Task requirements: The lines to be extracted run from the start of the listing through the line containing "var yTicks = [9000000, 9500000, 10000000, 10500000];"; copy them exactly and nothing else.

Data excerpt:
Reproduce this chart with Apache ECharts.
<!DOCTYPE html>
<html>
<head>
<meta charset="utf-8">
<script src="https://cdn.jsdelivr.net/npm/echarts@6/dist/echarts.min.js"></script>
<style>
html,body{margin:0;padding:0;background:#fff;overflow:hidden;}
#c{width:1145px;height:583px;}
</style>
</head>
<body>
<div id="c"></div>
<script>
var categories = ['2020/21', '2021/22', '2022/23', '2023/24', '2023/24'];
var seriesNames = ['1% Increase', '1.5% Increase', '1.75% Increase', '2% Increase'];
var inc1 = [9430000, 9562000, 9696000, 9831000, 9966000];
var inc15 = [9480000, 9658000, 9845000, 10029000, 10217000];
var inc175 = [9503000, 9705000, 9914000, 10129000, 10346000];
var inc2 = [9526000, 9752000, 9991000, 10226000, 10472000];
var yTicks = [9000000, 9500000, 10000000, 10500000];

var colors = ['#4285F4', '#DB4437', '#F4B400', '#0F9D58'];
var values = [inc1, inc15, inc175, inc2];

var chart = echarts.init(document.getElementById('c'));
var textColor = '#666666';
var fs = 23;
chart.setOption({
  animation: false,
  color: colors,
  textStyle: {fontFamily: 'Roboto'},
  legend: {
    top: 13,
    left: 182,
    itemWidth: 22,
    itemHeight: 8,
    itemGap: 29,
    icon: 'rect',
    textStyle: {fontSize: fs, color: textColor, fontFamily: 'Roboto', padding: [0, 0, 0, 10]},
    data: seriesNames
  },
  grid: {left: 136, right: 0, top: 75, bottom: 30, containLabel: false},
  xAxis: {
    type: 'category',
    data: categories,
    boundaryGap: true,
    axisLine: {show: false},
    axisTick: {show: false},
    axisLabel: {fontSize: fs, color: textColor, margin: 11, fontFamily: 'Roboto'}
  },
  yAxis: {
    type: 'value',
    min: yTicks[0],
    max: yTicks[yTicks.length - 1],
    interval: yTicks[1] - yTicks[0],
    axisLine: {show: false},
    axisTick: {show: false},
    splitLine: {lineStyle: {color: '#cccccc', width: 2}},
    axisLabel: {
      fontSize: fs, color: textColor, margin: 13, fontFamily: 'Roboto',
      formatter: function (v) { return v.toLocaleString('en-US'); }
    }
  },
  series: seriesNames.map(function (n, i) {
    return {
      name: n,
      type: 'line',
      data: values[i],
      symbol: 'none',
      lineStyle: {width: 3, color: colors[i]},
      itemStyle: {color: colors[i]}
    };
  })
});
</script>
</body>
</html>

Task output:
Reproduce this chart with Apache ECharts.
<!DOCTYPE html>
<html>
<head>
<meta charset="utf-8">
<script src="https://cdn.jsdelivr.net/npm/echarts@6/dist/echarts.min.js"></script>
<style>
html,body{margin:0;padding:0;background:#fff;overflow:hidden;}
#c{width:1145px;height:583px;}
</style>
</head>
<body>
<div id="c"></div>
<script>
var categories = ['2020/21', '2021/22', '2022/23', '2023/24', '2023/24'];
var seriesNames = ['1% Increase', '1.5% Increase', '1.75% Increase', '2% Increase'];
var inc1 = [9430000, 9562000, 9696000, 9831000, 9966000];
var inc15 = [9480000, 9658000, 9845000, 10029000, 10217000];
var inc175 = [9503000, 9705000, 9914000, 10129000, 10346000];
var inc2 = [9526000, 9752000, 9991000, 10226000, 10472000];
var yTicks = [9000000, 9500000, 10000000, 10500000];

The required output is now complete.